[Data to process start]

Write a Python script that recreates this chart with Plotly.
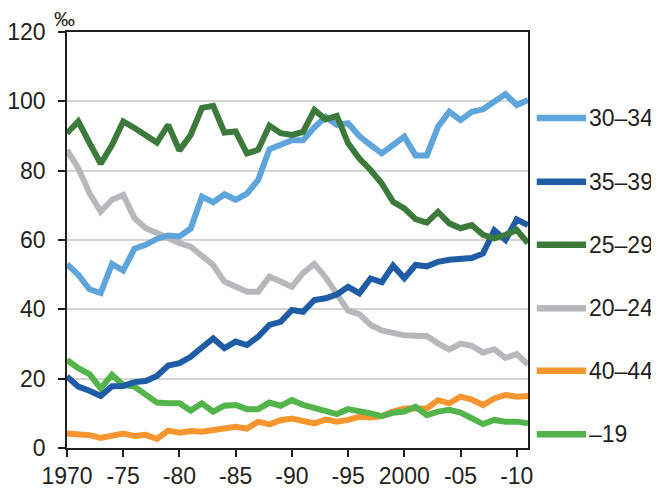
import plotly.graph_objects as go

# Vuodet 1970-2011
years = list(range(1970, 2012))

# Ikäryhmittäiset hedelmällisyysluvut (‰)
age_30_34 = [53.0, 50.0, 45.8, 44.7, 53.1, 51.2, 57.5, 58.6, 60.3, 61.3,
             61.0, 63.3, 72.5, 70.9, 73.2, 71.6, 73.4, 77.3, 86.2, 87.3,
             88.8, 88.8, 92.5, 95.5, 93.2, 93.7, 90.0, 87.4, 85.0, 87.4,
             89.8, 84.4, 84.4, 92.7, 97.0, 94.6, 97.0, 97.7, 99.9, 102.1,
             98.9, 100.4]
age_35_39 = [20.6, 17.7, 16.5, 15.0, 17.8, 17.9, 19.0, 19.3, 20.8, 23.8,
             24.5, 26.3, 29.0, 31.6, 28.8, 30.7, 29.7, 32.1, 35.5, 36.4,
             39.8, 39.3, 42.7, 43.2, 44.3, 46.5, 44.6, 48.9, 47.8, 52.6,
             49.0, 52.8, 52.4, 53.7, 54.3, 54.4, 54.8, 56.1, 62.8, 60.0,
             65.9, 64.3]
age_25_29 = [90.8, 94.2, 88.0, 82.0, 87.4, 94.2, 92.3, 90.3, 88.1, 93.2,
             85.8, 90.3, 98.1, 98.7, 91.0, 91.3, 85.0, 86.0, 93.0, 90.8,
             90.3, 91.2, 97.5, 94.8, 95.8, 87.9, 83.5, 80.2, 76.3, 71.0,
             69.1, 66.0, 65.0, 68.1, 64.8, 63.4, 64.3, 61.5, 60.5, 61.5,
             62.9, 59.1]
age_20_24 = [85.9, 80.7, 73.5, 68.2, 71.6, 73.0, 66.3, 63.4, 62.0, 60.5,
             59.1, 58.1, 55.2, 52.8, 48.0, 46.5, 45.1, 45.1, 49.4, 48.0,
             46.5, 50.5, 53.1, 49.2, 44.4, 39.6, 38.6, 35.5, 33.9, 33.0,
             32.5, 32.4, 32.3, 30.2, 28.4, 30.1, 29.5, 27.5, 28.5, 26.0,
             27.1, 24.1]
age_40_44 = [4.2, 4.0, 3.7, 2.9, 3.5, 4.2, 3.5, 3.8, 2.6, 5.0,
             4.4, 4.9, 4.7, 5.3, 5.9, 6.1, 5.6, 7.6, 6.8, 8.0,
             8.5, 7.9, 7.1, 8.2, 7.6, 8.1, 9.0, 8.8, 9.2, 10.5,
             11.4, 11.4, 11.4, 13.8, 12.9, 14.8, 14.0, 12.4, 14.3, 15.3,
             14.8, 15.0]
age_19 = [25.4, 23.0, 21.3, 17.2, 21.1, 18.2, 17.7, 15.3, 13.1, 12.9,
          12.9, 10.8, 12.9, 10.5, 12.2, 12.4, 11.2, 11.2, 13.1, 12.2,
          13.8, 12.4, 11.4, 10.8, 9.8, 11.2, 10.8, 10.0, 9.2, 10.2,
          10.5, 11.9, 9.5, 10.5, 11.0, 10.2, 8.6, 6.9, 8.1, 7.6,
          7.6, 7.1]

x_tickvals = [1970, 1975, 1980, 1985, 1990, 1995, 2000, 2005, 2010]
x_ticktext = ['1970', '-75', '-80', '-85', '-90', '-95', '2000', '-05', '-10']

# (label, data, colour, label y-position) - drawing order
series = [
    ('40–44', age_40_44, '#f7962f', 22.3),
    ('–19', age_19, '#52b44a', 4.0),
    ('20–24', age_20_24, '#b7b8bb', 40.3),
    ('35–39', age_35_39, '#1f5ca6', 76.8),
    ('30–34', age_30_34, '#5ea5db', 95.2),
    ('25–29', age_25_29, '#3b7a3a', 58.6),
]

font = 'Liberation Sans, Arial, sans-serif'
txt = '#231f20'

fig = go.Figure()
for name, vals, col, _ in series:
    fig.add_trace(go.Scatter(
        x=years, y=vals, mode='lines', name=name,
        line=dict(color=col, width=6),
        cliponaxis=False
    ))

# Selitteet oikealle puolelle
for name, vals, col, ly in series:
    fig.add_shape(type='line', xref='paper', yref='y',
                  x0=1.019, x1=1.126, y0=ly, y1=ly,
                  line=dict(color=col, width=6.5))
    fig.add_annotation(xref='paper', yref='y', x=1.128, y=ly,
                       text=name, showarrow=False, xanchor='left',
                       yanchor='middle',
                       font=dict(size=23, color=txt, family=font))

fig.add_annotation(xref='paper', yref='paper', x=-0.032, y=1.0,
                   text='‰', showarrow=False, xanchor='left',
                   yanchor='bottom', yshift=0,
                   font=dict(size=21, color=txt, family=font))

# sivun oletusmarginaali (8 px) huomioitu koossa ja marginaaleissa
fig.update_layout(
    width=651, height=480,
    margin=dict(l=59, r=131, t=24, b=40),
    paper_bgcolor='white', plot_bgcolor='white',
    showlegend=False,
    font=dict(family=font, size=23, color=txt),
    xaxis=dict(
        range=[1970, 2011], tickvals=x_tickvals, ticktext=x_ticktext,
        showgrid=False, showline=True, linecolor='#231f20', linewidth=1.5,
        mirror=True, ticks='outside', ticklen=7, tickcolor='#231f20',
        tickwidth=1.5, zeroline=False, automargin=False
    ),
    yaxis=dict(
        range=[0, 120], dtick=20, tick0=0,
        showgrid=True, gridcolor='#d4d4d4', gridwidth=1.5,
        showline=True, linecolor='#231f20', linewidth=1.5,
        mirror=True, ticks='outside', ticklen=7, tickcolor='#231f20',
        tickwidth=1.5, zeroline=False, ticklabelstandoff=8,
        automargin=False
    ),
)

fig.write_html("out.html")
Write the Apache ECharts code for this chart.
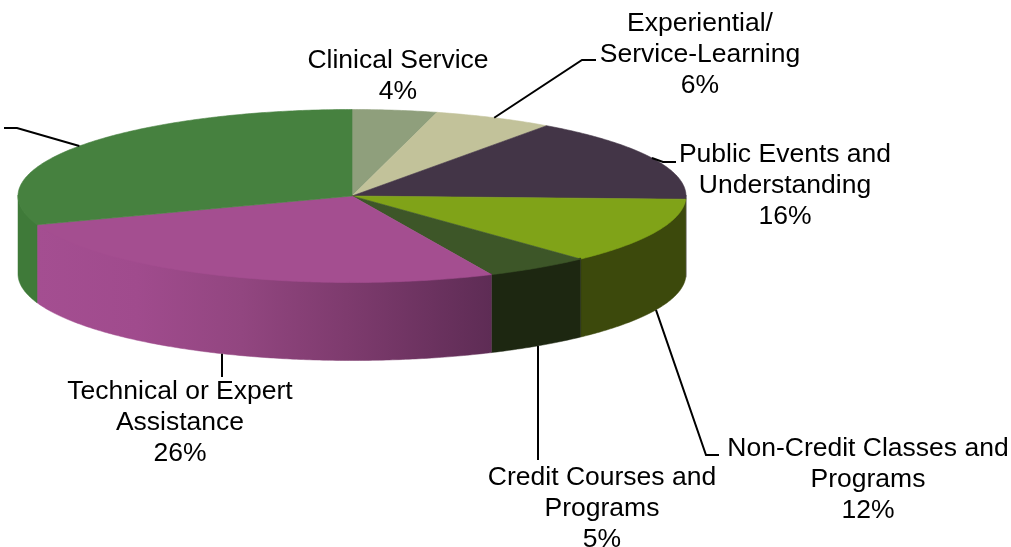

[Data to process end]

• Request:
Look for the word "chart" and return every line where it occurs.

• Solution to the exercise:
Write a Python script that recreates this chart with Plotly.
Write the Apache ECharts code for this chart.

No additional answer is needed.